THE PROBLEM → Write out every line exactly, from the start of the records below to the line with "epochs = list(range(1, 51))", and stop there. Don't write out the pictures.

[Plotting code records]
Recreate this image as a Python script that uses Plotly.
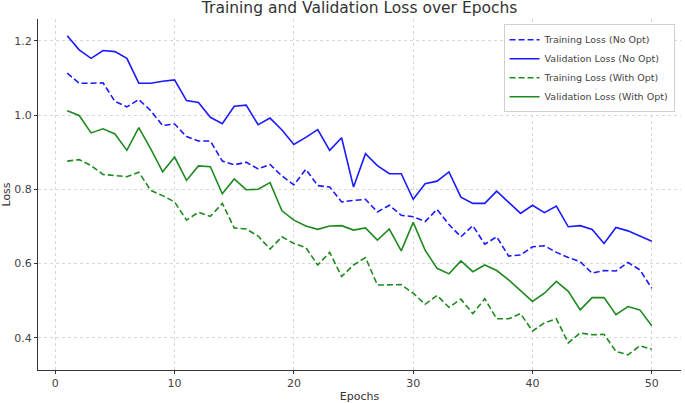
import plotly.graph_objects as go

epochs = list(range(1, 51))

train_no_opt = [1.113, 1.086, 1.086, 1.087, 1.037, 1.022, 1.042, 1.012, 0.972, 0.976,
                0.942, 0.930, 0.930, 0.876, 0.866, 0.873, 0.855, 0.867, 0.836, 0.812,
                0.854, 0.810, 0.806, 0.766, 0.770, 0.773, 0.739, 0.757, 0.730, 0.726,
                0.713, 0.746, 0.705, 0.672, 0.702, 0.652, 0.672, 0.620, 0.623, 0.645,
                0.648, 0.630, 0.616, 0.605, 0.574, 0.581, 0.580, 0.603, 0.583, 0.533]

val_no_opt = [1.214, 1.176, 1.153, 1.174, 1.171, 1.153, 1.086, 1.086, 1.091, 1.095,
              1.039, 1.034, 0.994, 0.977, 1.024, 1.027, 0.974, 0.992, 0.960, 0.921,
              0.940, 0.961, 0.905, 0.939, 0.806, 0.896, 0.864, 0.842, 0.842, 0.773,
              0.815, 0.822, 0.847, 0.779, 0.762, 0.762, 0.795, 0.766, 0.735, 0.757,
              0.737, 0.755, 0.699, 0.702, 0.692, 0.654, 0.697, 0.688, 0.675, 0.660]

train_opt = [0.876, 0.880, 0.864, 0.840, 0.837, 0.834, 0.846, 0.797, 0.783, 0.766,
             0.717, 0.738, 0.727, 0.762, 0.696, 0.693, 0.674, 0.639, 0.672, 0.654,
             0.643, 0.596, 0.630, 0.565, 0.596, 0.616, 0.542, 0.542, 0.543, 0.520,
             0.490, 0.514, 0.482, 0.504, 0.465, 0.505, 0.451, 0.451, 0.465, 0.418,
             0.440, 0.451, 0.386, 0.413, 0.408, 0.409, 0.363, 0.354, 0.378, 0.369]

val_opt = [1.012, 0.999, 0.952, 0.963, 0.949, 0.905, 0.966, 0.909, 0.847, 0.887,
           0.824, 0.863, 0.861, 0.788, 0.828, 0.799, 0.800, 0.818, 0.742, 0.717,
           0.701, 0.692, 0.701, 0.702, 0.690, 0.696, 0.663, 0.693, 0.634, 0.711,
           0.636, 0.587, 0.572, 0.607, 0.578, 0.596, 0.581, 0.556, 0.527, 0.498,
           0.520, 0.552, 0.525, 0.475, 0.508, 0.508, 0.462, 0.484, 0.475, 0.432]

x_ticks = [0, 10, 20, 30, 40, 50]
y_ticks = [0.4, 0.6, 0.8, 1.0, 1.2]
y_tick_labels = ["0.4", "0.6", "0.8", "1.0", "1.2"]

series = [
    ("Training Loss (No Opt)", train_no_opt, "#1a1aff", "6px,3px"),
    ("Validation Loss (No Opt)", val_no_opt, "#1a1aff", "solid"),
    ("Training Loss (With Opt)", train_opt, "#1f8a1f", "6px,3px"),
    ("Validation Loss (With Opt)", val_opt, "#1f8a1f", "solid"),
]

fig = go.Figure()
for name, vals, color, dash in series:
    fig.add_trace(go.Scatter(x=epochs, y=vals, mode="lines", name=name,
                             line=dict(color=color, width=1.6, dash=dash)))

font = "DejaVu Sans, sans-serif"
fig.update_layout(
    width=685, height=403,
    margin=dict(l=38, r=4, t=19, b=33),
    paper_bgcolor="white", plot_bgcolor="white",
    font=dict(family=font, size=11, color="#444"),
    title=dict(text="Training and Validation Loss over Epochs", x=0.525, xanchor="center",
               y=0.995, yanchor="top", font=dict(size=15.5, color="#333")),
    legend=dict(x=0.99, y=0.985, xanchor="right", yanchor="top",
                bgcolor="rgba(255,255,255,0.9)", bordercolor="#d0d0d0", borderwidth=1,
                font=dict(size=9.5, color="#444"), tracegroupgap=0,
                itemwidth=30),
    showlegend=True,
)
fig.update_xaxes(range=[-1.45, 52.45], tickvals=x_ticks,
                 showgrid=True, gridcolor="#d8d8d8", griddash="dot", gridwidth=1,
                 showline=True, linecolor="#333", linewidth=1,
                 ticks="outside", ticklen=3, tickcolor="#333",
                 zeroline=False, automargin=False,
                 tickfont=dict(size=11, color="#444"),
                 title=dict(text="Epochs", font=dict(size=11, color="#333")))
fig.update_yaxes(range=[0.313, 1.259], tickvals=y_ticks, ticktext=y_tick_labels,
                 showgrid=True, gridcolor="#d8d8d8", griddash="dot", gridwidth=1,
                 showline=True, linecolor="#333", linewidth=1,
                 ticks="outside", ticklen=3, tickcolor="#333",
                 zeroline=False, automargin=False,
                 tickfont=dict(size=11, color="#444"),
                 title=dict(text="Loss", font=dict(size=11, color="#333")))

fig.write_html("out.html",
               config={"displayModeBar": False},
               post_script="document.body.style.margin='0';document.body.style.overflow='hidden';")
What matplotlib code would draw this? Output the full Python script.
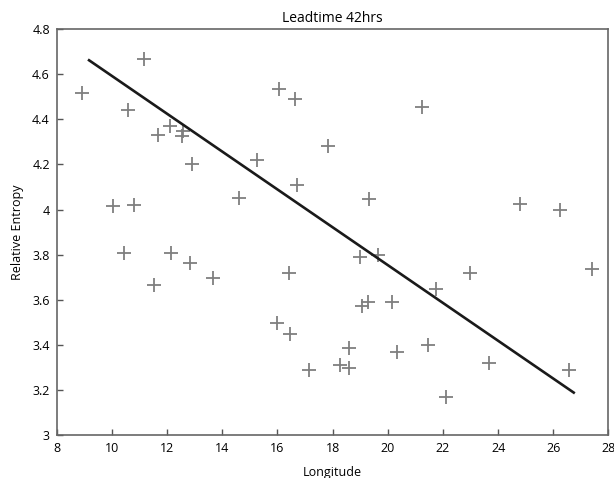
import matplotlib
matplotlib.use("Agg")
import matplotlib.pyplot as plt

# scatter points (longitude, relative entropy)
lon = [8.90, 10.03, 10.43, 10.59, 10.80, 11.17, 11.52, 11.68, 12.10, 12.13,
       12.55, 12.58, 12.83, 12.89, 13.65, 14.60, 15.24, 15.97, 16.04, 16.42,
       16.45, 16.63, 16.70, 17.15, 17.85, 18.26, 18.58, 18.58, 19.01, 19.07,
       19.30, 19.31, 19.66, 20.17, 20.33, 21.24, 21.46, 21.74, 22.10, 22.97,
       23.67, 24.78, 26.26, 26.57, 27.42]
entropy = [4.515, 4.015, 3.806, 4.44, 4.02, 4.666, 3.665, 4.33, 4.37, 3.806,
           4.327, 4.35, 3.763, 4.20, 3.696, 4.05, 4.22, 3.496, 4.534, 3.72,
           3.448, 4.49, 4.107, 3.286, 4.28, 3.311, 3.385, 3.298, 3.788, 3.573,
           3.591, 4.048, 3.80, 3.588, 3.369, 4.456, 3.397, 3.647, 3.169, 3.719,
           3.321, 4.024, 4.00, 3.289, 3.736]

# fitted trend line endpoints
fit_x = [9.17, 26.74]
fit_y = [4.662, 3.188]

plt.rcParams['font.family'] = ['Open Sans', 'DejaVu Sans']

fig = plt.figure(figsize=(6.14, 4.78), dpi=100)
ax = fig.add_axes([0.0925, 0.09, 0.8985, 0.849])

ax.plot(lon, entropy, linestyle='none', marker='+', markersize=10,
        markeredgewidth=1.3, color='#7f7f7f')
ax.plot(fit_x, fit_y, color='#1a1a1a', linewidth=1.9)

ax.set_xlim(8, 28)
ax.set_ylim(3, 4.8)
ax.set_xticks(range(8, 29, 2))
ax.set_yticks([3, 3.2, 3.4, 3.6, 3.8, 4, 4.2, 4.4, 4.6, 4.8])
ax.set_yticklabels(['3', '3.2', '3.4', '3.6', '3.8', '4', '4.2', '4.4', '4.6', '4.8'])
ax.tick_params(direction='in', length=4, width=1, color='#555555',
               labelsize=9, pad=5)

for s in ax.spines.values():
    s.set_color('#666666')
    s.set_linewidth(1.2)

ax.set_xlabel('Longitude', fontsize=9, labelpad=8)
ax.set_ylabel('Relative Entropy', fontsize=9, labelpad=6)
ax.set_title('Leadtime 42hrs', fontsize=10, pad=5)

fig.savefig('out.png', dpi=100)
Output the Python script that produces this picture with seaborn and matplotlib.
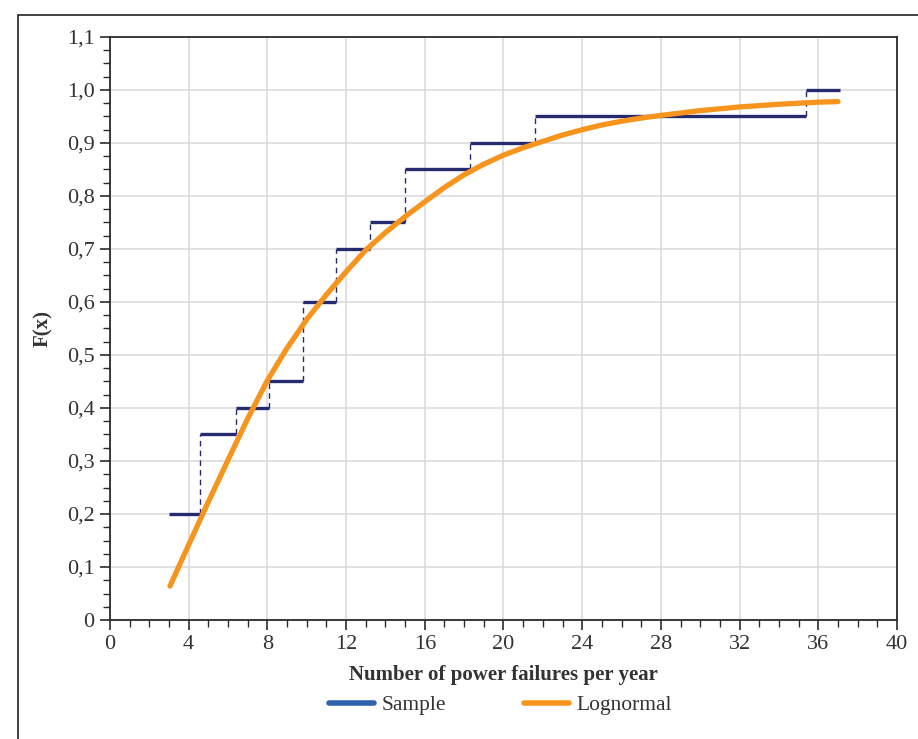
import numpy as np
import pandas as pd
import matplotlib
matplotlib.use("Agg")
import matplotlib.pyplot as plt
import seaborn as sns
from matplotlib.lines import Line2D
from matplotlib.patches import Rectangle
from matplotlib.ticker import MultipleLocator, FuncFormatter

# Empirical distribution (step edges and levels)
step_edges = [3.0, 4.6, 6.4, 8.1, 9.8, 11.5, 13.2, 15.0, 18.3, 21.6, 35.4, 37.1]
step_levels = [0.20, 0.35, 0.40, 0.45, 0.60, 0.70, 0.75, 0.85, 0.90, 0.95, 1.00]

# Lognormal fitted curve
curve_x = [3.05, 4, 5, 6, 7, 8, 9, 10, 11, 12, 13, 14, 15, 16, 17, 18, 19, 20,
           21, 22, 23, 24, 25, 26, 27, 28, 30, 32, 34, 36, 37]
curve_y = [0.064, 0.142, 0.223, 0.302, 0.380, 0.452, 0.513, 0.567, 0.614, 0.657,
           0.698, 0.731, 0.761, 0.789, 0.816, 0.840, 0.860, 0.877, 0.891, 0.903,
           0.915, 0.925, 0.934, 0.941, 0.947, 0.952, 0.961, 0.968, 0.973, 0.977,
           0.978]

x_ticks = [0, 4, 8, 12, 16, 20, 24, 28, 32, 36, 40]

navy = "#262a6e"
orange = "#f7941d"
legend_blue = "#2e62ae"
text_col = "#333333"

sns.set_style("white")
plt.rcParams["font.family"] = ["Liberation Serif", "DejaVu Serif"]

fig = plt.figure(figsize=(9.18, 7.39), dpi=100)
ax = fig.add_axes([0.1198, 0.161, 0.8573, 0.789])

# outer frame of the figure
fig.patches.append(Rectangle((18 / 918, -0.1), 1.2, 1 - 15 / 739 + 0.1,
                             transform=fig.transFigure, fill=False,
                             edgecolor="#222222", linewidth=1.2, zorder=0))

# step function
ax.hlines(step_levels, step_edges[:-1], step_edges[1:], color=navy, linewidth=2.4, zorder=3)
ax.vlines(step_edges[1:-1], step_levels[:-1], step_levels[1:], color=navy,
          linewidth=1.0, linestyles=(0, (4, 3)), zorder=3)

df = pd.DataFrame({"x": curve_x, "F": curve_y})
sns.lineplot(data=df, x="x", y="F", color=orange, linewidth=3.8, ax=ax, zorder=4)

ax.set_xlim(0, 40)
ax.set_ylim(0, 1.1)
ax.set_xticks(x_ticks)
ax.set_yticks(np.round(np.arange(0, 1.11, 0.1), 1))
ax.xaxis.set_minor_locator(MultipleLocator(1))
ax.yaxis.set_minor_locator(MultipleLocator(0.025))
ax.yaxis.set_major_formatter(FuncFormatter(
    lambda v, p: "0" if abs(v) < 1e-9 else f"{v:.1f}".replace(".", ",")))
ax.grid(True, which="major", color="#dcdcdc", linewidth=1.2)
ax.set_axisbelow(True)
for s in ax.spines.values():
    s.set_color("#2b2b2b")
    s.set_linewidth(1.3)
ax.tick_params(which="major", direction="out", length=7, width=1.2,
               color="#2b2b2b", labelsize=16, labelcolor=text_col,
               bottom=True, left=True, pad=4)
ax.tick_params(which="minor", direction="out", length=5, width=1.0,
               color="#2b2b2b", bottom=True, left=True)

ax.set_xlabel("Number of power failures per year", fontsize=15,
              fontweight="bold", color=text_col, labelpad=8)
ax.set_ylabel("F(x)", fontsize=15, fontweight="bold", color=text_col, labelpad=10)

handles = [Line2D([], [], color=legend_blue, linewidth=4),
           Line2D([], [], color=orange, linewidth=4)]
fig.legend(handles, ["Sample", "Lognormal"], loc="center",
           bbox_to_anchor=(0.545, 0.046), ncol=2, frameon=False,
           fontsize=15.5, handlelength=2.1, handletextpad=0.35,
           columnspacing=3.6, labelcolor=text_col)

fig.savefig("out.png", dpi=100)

COMPLETE ANSWER →
Recreate this image as a Python script that uses Plotly.
import plotly.graph_objects as go

epochs = list(range(1, 51))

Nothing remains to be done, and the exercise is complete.